Physics-Informed Enhanced Machine Learning for Global Vegetation Optical Depth Retrieval Using Spaceborne GNSS-R

Vegetation optical depth (VOD), as a key parameter of vegetation, plays an important role in the process of vegetation growth and change. The spaceborne Global Navigation Satellite System Reflectometry (GNSS-R) technology in the L-band provides a new monitoring method for retrieving VOD. In GNSS-R VOD retrieval, empirical or semiempirical retrieval models follow physical mechanisms, while machine learning (ML) models can autonomously learn nonlinear relationships. Combining physical mechanisms with ML methods is currently a research hotspot. However, due to the complex reflections and scattering within vegetation and interference from other surface factors, existing methods cannot balance the relationship between data-driven and physical constraints. To alleviate these issues and achieve high-precision retrieval on a global scale, this article is based on the sensitivity analysis of Cyclone Global Navigation Satellite System (CYGNSS) reflectivity to vegetation, surface roughness, soil moisture, and their respective incident angle dependencies.

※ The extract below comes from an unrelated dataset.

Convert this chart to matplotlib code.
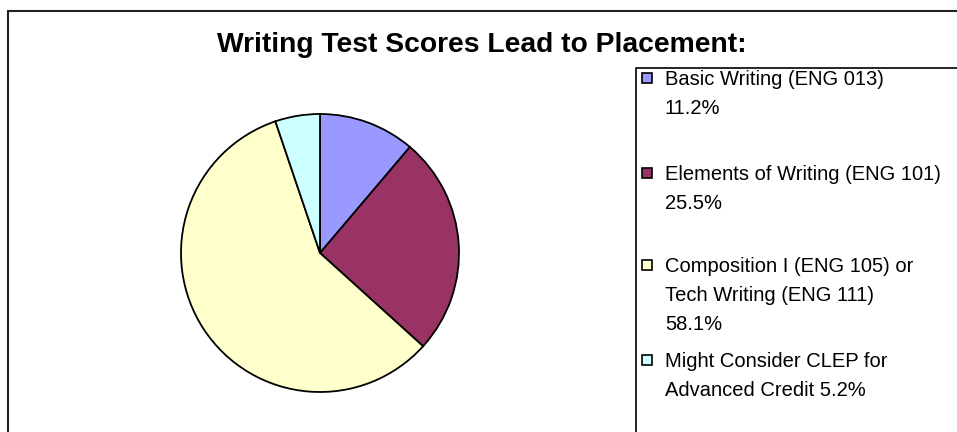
#!/usr/bin/env python
import matplotlib
matplotlib.use("Agg")
from matplotlib import pyplot as plt
from matplotlib.patches import Rectangle

# chart data
names = ["Basic Writing (ENG 013)",
         "Elements of Writing (ENG 101)",
         "Composition I (ENG 105) or\nTech Writing (ENG 111)",
         "Might Consider CLEP for\nAdvanced Credit"]
shares = [11.2, 25.5, 58.1, 5.2]
pct_sep = ["\n", "\n", "\n", " "]
colors = ["#9999FF", "#993366", "#FFFFCC", "#CCFFFF"]
title = "Writing Test Scores Lead to Placement:"

W, H = 957, 432


def fx(x):
    return x / W


def fy(y):
    # y measured from top, in pixels
    return 1 - y / H


def main():
    plt.rcParams["font.family"] = ["Liberation Sans", "DejaVu Sans"]
    fig = plt.figure(figsize=(W / 100, H / 100), dpi=100)

    # outer chart border
    fig.add_artist(Rectangle((fx(8), -0.1), 1.2, fy(11) + 0.1,
                             transform=fig.transFigure, fill=False,
                             ec="#222222", lw=1.5))

    fig.text(fx(482), fy(45), title, ha="center", va="center",
             fontsize=20.3, fontweight="bold")

    # pie
    cx, cy, r = 320, 253, 139
    side = 2 * r * 1.05
    ax = fig.add_axes([fx(cx - side / 2), fy(cy + side / 2),
                       side / W, side / H])
    ax.pie(shares, colors=colors, startangle=90, counterclock=False,
           radius=1, wedgeprops=dict(edgecolor="black", linewidth=1.3))
    ax.set_xlim(-1.05, 1.05)
    ax.set_ylim(-1.05, 1.05)
    ax.set_aspect("equal")
    ax.axis("off")

    # legend box
    fig.add_artist(Rectangle((fx(636), -0.1), 1.0, fy(68) + 0.1,
                             transform=fig.transFigure, fill=False,
                             ec="black", lw=1.2))
    entry_mid = [78, 173, 265, 360]
    msize = 9.5
    for name, val, sep, col, ym in zip(names, shares, pct_sep, colors,
                                        entry_mid):
        fig.add_artist(Rectangle((fx(642), fy(ym + msize / 2)),
                                 msize / W, msize / H,
                                 transform=fig.transFigure,
                                 fc=col, ec="black", lw=1.2))
        fig.text(fx(665), fy(ym - 8), f"{name}{sep}{val}%",
                 ha="left", va="top", fontsize=14.5, linespacing=1.65)

    fig.savefig("out.png", dpi=100, facecolor="white")


if __name__ == "__main__":
    main()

It introduces a physical information neural network and adds physical processes related to GNSS-R surface scattering to the network feature space to constrain and enhance network training. A physically enhanced machine learning (PEML) Network is proposed to increase the interpretability and generalization ability of the model. Model testing shows that the correlation coefficient (CC) between globally retrieved VOD and Soil Moisture Active Passive (SMAP) VOD is 0.85, and the root mean square error (RMSE) is 0.147. Compared with the Advanced Microwave Scanning Radiometer 2 (AMSR2) VOD, the CC is 0.73. It exhibits strong generalization ability on surface types containing vegetation. In addition, the time series of vegetation water content and the normalized difference vegetation index (NDVI) indicate that the model can capture seasonal changes, and the retrieval results also show a strong linear correlation with canopy height. Our retrieval results can provide valuable references for the fusion modeling of GNSS-R land surface.